start

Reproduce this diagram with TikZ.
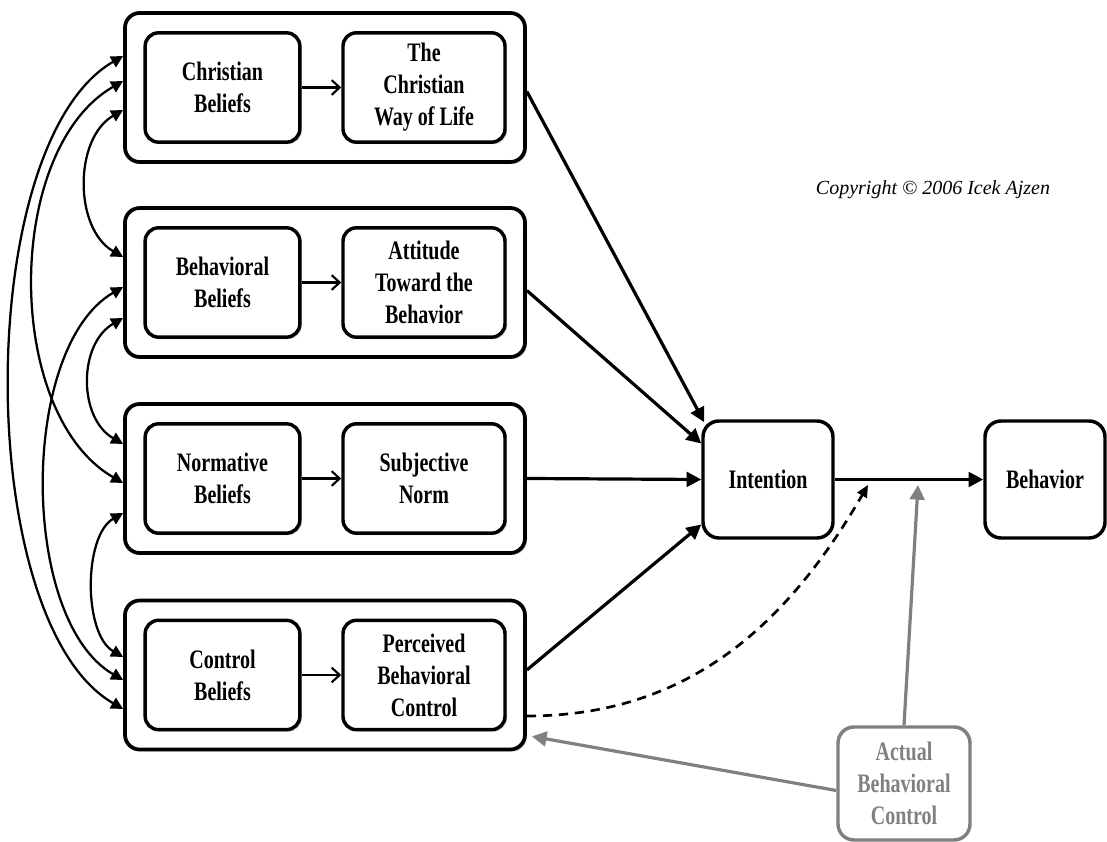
\documentclass[tikz,border=0pt]{standalone}
\usepackage{fontspec}
\setmainfont{Liberation Serif}
\newfontfamily\boxfont[FakeStretch=0.75]{Liberation Serif}
\usetikzlibrary{arrows.meta}
\usetikzlibrary{calc}
\usetikzlibrary{shadows}
\tikzset{
	boxshadow/.style={drop shadow={shadow xshift=1.5pt,shadow yshift=-1.5pt,opacity=0.35}},
	groupbox/.style={shape=rectangle,draw,line width=2.8pt,rounded corners=11pt,minimum width=300pt,minimum height=111.75pt,fill=white,boxshadow},
	beliefbox/.style={shape=rectangle,draw,line width=2.6pt,rounded corners=10pt,minimum height=82pt,align=center,fill=white,boxshadow,font={\fontsize{20}{24}\boxfont\bfseries}},
	mainbox/.style={shape=rectangle,draw,line width=2.6pt,rounded corners=12pt,minimum height=87.75pt,align=center,fill=white,font={\fontsize{20}{24}\boxfont\bfseries}},
	greybox/.style={mainbox,draw=gray,text=gray,minimum height=84.75pt},
	smallarrow/.style={line width=1.6pt,-{Straight Barb[length=6pt,width=11pt]}},
	link/.style={line width=2.4pt,-{Triangle[length=11pt,width=11pt]}},
	greylink/.style={link,draw=gray,line width=2.4pt},
	dashlink/.style={line width=2pt,dashed,dash pattern=on 7pt off 5pt,-{Triangle[length=9pt,width=8pt]}},
	bothways/.style={line width=1.7pt,{Triangle[length=9pt,width=9pt]}-{Triangle[length=9pt,width=9pt]}}
}
\newcommand{\drawgroup}[4]{
	\draw (325,#1) node (#2) [groupbox] {};
	\draw (222.5,#1) node (#2l) [beliefbox,minimum width=116pt] {#3};
	\draw (424,#1) node (#2r) [beliefbox,minimum width=121.5pt] {#4};
	\draw[smallarrow] (#2l) -- (#2r);
}

\begin{document}
\begin{tikzpicture}[x=0.75pt,y=0.75pt]
	\useasboundingbox (0,0) rectangle (1107,842);
	\drawgroup{754.5}{g1}{Christian\\Beliefs}{The\\Christian\\Way of Life};
	\drawgroup{559.5}{g2}{Behavioral\\Beliefs}{Attitude\\Toward the\\Behavior};
	\drawgroup{363.5}{g3}{Normative\\Beliefs}{Subjective\\Norm};
	\drawgroup{167}{g4}{Control\\Beliefs}{Perceived\\Behavioral\\Control};
	\draw (768,362.5) node (int) [mainbox,minimum width=97.5pt] {Intention};
	\draw (1045,362.5) node (beh) [mainbox,minimum width=90pt] {Behavior};
	\draw (904,58.5) node (abc) [greybox,minimum width=99pt] {Actual\\Behavioral\\Control};
	\draw (933,652) node (copy) {\fontsize{15}{18}\selectfont\itshape Copyright © 2006 Icek Ajzen};
	% paths into intention
	\draw[link] ($(g1.east)+(0,-4)$) -- ($(int.north west)+(3,-3)$);
	\draw[link] ($(g2.east)+(0,-8)$) -- ($(int.west)+(0,36)$);
	\draw[link] (g3.east) -- (int.west);
	\draw[link] ($(g4.east)+(0,5)$) -- ($(int.west)+(0,-45)$);
	\draw[link] (int) -- (beh);
	% actual control
	\coordinate (dashend) at (868,357);
	\coordinate (greyend) at (918,357);
	\draw[dashlink] ($(g4.east)+(0,-41)$) to[out=0,in=240] (dashend);
	\draw[greylink] (abc.north) -- (greyend);
	\draw[greylink] ($(abc.west)+(0,-7)$) -- ($(g4.south east)+(5,15)$);
	% correlations between the belief groups
	\foreach \a/\b/\c/\d/\l in {g1/-22.5/g2/25.5/57, g2/-35.5/g3/34.5/52, g3/-34.5/g4/18/46, g1/6.5/g3/-4.5/138, g2/-4.5/g4/-5/120, g1/31.5/g4/-34/174} {
		\draw[bothways] ($(\a.west)+(0,\b)$) .. controls +(210:\l) and +(150:\l) .. ($(\c.west)+(0,\d)$);
	}
\end{tikzpicture}
\end{document}
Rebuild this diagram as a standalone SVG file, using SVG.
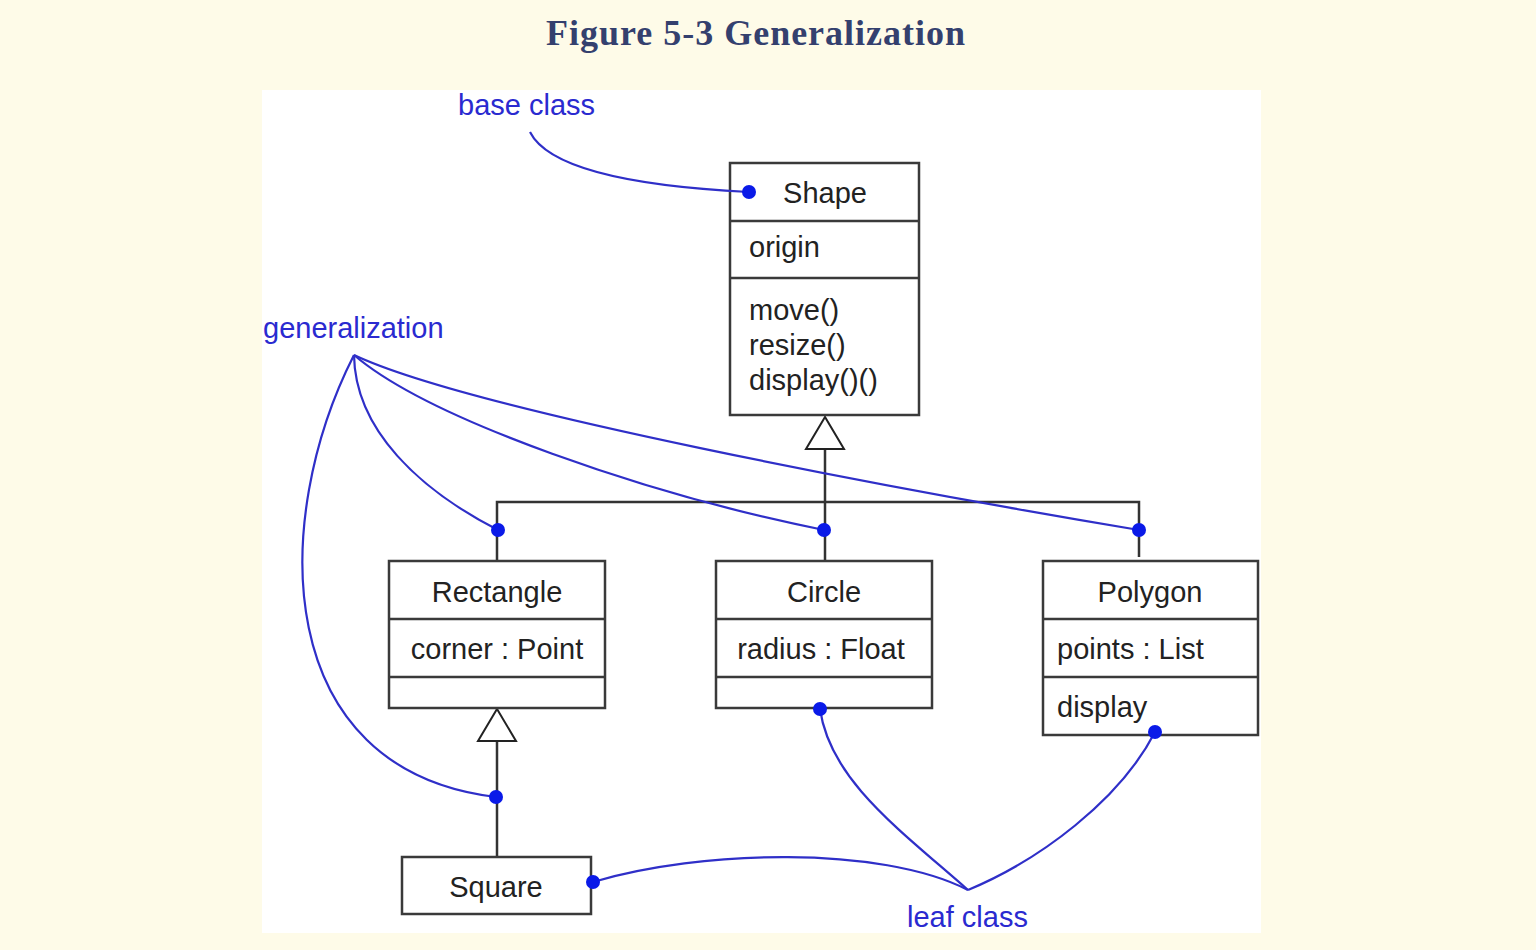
<svg xmlns="http://www.w3.org/2000/svg" width="1536" height="950" viewBox="0 0 1536 950">
<style>
.box{fill:#fff;stroke:#3a3a3a;stroke-width:2.5}
.div{stroke:#3a3a3a;stroke-width:2.5}
.ln{stroke:#333;stroke-width:2.5;fill:none}
.tri{fill:#fff;stroke:#222;stroke-width:2}
.t{font-family:"Liberation Sans",Arial,sans-serif;font-size:29px;fill:#222}
.c{text-anchor:middle}
.note{font-family:"Liberation Sans",Arial,sans-serif;font-size:29px;fill:#2a2ad0}
.blue{stroke:#2f2fc8;stroke-width:2.2;fill:none}
.dot{fill:#0a1ae8}
.title{font-family:"Liberation Serif","Times New Roman",serif;font-weight:bold;font-size:36px;fill:#34406e}
</style>
<rect x="0" y="0" width="1536" height="950" fill="#fefbe8"/>
<text class="title" x="546" y="45" textLength="419" lengthAdjust="spacing">Figure 5-3 Generalization</text>
<rect x="262" y="90" width="999" height="843" fill="#fff"/>

<g id="connectors">
  <path class="ln" d="M825,449 V561"/>
  <path class="ln" d="M497,561 V502 H1139 V557"/>
  <path class="ln" d="M497,741 V857"/>
  <polygon class="tri" points="825,417 806,449 844,449"/>
  <polygon class="tri" points="497,709 478,741 516,741"/>
</g>

<g id="shape">
  <rect class="box" x="730" y="163" width="189" height="252"/>
  <line class="div" x1="730" y1="221" x2="919" y2="221"/>
  <line class="div" x1="730" y1="278" x2="919" y2="278"/>
  <text class="t" x="825" y="203" text-anchor="middle">Shape</text>
  <text class="t" x="749" y="257">origin</text>
  <text class="t" x="749" y="320">move()</text>
  <text class="t" x="749" y="355">resize()</text>
  <text class="t" x="749" y="390">display()()</text>
</g>

<g id="rectangle">
  <rect class="box" x="389" y="561" width="216" height="147"/>
  <line class="div" x1="389" y1="619" x2="605" y2="619"/>
  <line class="div" x1="389" y1="677" x2="605" y2="677"/>
  <text class="t c" x="497" y="602">Rectangle</text>
  <text class="t c" x="497" y="659">corner : Point</text>
</g>

<g id="circle">
  <rect class="box" x="716" y="561" width="216" height="147"/>
  <line class="div" x1="716" y1="619" x2="932" y2="619"/>
  <line class="div" x1="716" y1="677" x2="932" y2="677"/>
  <text class="t c" x="824" y="602">Circle</text>
  <text class="t c" x="821" y="659">radius : Float</text>
</g>

<g id="polygon">
  <rect class="box" x="1043" y="561" width="215" height="174"/>
  <line class="div" x1="1043" y1="619" x2="1258" y2="619"/>
  <line class="div" x1="1043" y1="677" x2="1258" y2="677"/>
  <text class="t c" x="1150" y="602">Polygon</text>
  <text class="t" x="1057" y="659">points : List</text>
  <text class="t" x="1057" y="717">display</text>
</g>

<g id="square">
  <rect class="box" x="402" y="857" width="189" height="57"/>
  <text class="t c" x="496" y="897">Square</text>
</g>

<g id="notes">
  <text class="note" x="458" y="115">base class</text>
  <text class="note" x="263" y="338">generalization</text>
  <text class="note" x="907" y="927">leaf class</text>
  <path class="blue" d="M530,132 C548,168 630,186 749,192"/>
  <path class="blue" d="M354,355 C355,430 420,490 498,530"/>
  <path class="blue" d="M354,355 C430,420 650,495 824,530"/>
  <path class="blue" d="M354,355 C470,410 900,490 1139,530"/>
  <path class="blue" d="M354,355 C270,520 270,770 496,797"/>
  <path class="blue" d="M820,709 C830,780 900,830 968,890"/>
  <path class="blue" d="M1155,732 C1120,800 1040,860 968,890"/>
  <path class="blue" d="M593,882 C700,850 880,845 968,890"/>
  <circle class="dot" cx="749" cy="192" r="7"/>
  <circle class="dot" cx="498" cy="530" r="7"/>
  <circle class="dot" cx="824" cy="530" r="7"/>
  <circle class="dot" cx="1139" cy="530" r="7"/>
  <circle class="dot" cx="496" cy="797" r="7"/>
  <circle class="dot" cx="820" cy="709" r="7"/>
  <circle class="dot" cx="1155" cy="732" r="7"/>
  <circle class="dot" cx="593" cy="882" r="7"/>
</g>
</svg>
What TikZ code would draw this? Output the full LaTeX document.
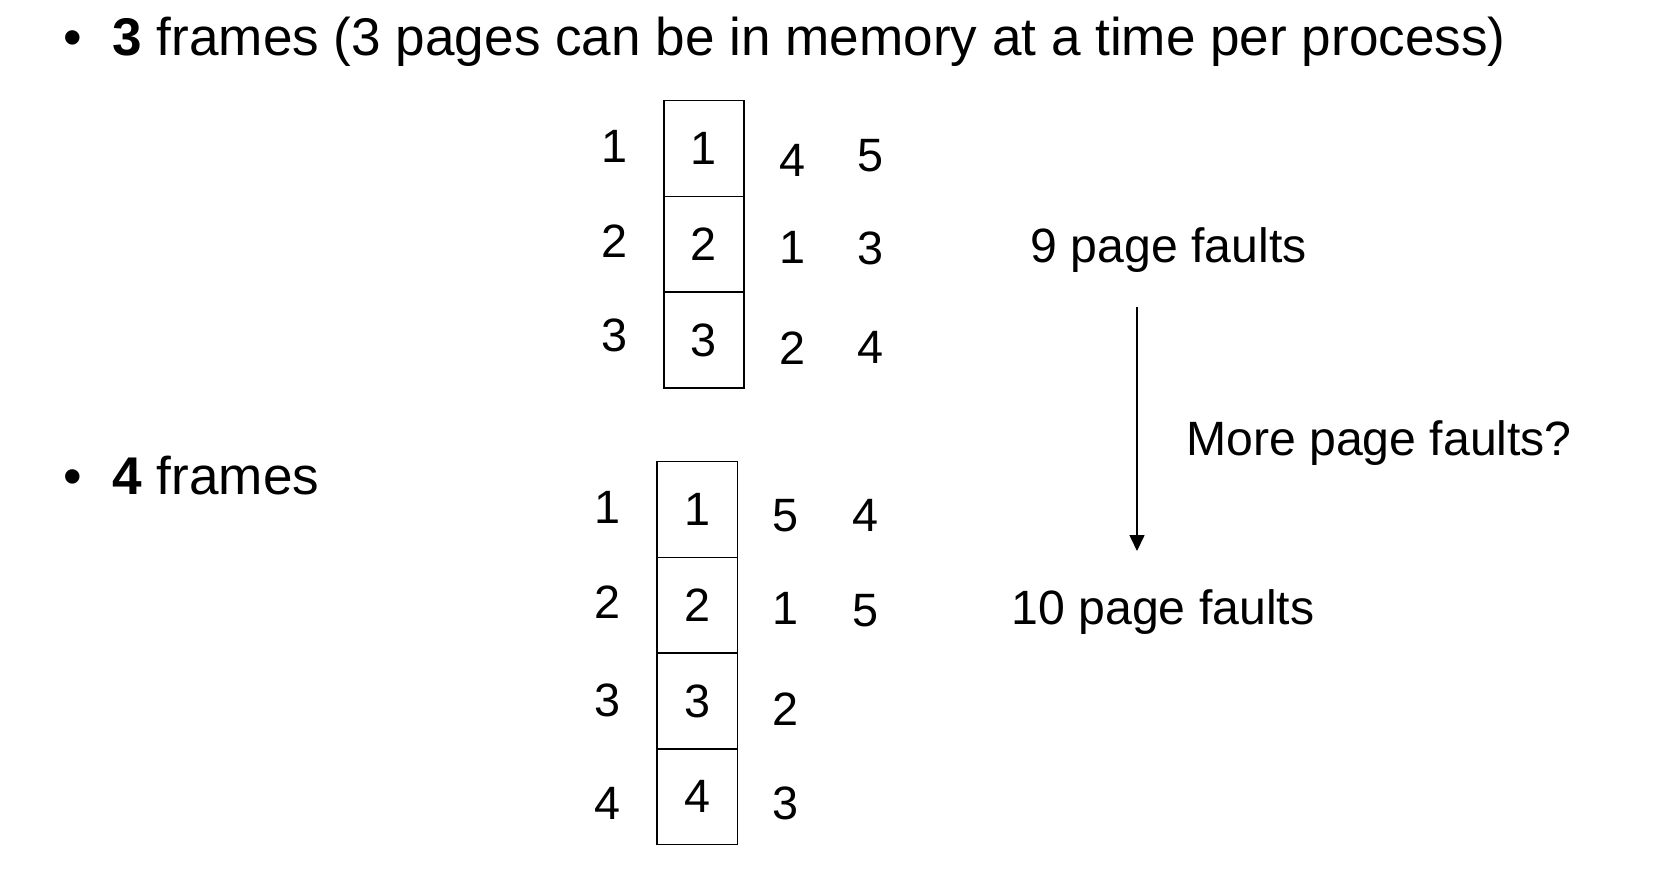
\documentclass[tikz,border=0pt]{standalone}
\usepackage{fontspec}
\setmainfont{Liberation Sans}
\usetikzlibrary{positioning,arrows.meta}

\tikzset{
	head/.style={font=\fontsize{15.1}{18}\selectfont, inner sep=0},
	num/.style={font=\fontsize{13.3}{16}\selectfont, inner sep=0},
	lbl/.style={font=\fontsize{13.7}{16}\selectfont, inner sep=0, anchor=base west},
	cell/.style={draw, line width=0.45pt, minimum width=0.8cm, minimum height=0.957cm, inner sep=0, outer sep=0, font=\fontsize{13.3}{16}\selectfont}
}

\begin{document}
\begin{tikzpicture}[x=0.01cm, y=-0.01cm]
		\useasboundingbox ( 0, 0 ) rectangle ( 1666, 890 );

		% заголовки
		\node [head, anchor=base] (bulA) at ( 73, 55.6 ) {\textbullet};
		\node [head, anchor=base west] (headA) at ( 112, 55.6 ) {\textbf{3} frames (3 pages can be in memory at a time per process)};
		\node [head, anchor=base] (bulB) at ( 73, 494 ) {\textbullet};
		\node [head, anchor=base west] (headB) at ( 112, 494 ) {\textbf{4} frames};

		% три кадра
		\node [cell] (a1) at ( 704, 148.5 ) {1};
		\node [cell, below=0pt of a1] (a2) {2};
		\node [cell, below=0pt of a2] (a3) {3};

		\node [num] (al1) at ( 615, 146.5 ) {1};
		\node [num] (al2) at ( 615, 241 ) {2};
		\node [num] (al3) at ( 615, 335 ) {3};

		\node [num] (ar11) at ( 792, 160 ) {4};
		\node [num] (ar12) at ( 870, 156 ) {5};
		\node [num] (ar21) at ( 792, 247 ) {1};
		\node [num] (ar22) at ( 870, 248 ) {3};
		\node [num] (ar31) at ( 792, 348 ) {2};
		\node [num] (ar32) at ( 870, 347.5 ) {4};

		% четыре кадра
		\node [cell] (b1) at ( 697.3, 509.5 ) {1};
		\node [cell, below=0pt of b1] (b2) {2};
		\node [cell, below=0pt of b2] (b3) {3};
		\node [cell, below=0pt of b3] (b4) {4};

		\node [num] (bl1) at ( 608, 507 ) {1};
		\node [num] (bl2) at ( 608, 601.7 ) {2};
		\node [num] (bl3) at ( 608, 700.8 ) {3};
		\node [num] (bl4) at ( 608, 803.3 ) {4};

		\node [num] (br11) at ( 785, 515.5 ) {5};
		\node [num] (br12) at ( 865, 515.5 ) {4};
		\node [num] (br21) at ( 785, 608 ) {1};
		\node [num] (br22) at ( 865, 610.8 ) {5};
		\node [num] (br31) at ( 785, 708.8 ) {2};
		\node [num] (br41) at ( 785, 803.3 ) {3};

		% число промахов
		\node [lbl] (faultsA) at ( 1030, 262 ) {9 page faults};
		\node [lbl] (more) at ( 1185.5, 455.6 ) {More page faults?};
		\node [lbl] (faultsB) at ( 1011, 624 ) {10 page faults};

		\coordinate (arrA) at ( 1137, 307 );
		\coordinate (arrB) at ( 1137, 551 );
		\draw [line width=0.45pt, -{Triangle[length=1.6mm, width=1.5mm]}] (arrA) -- (arrB);
	\end{tikzpicture}
\end{document}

end

Please list every line of the records that contains "diagram".

Response |
Reproduce this diagram with TikZ.
Rebuild this diagram as a standalone SVG file, using SVG.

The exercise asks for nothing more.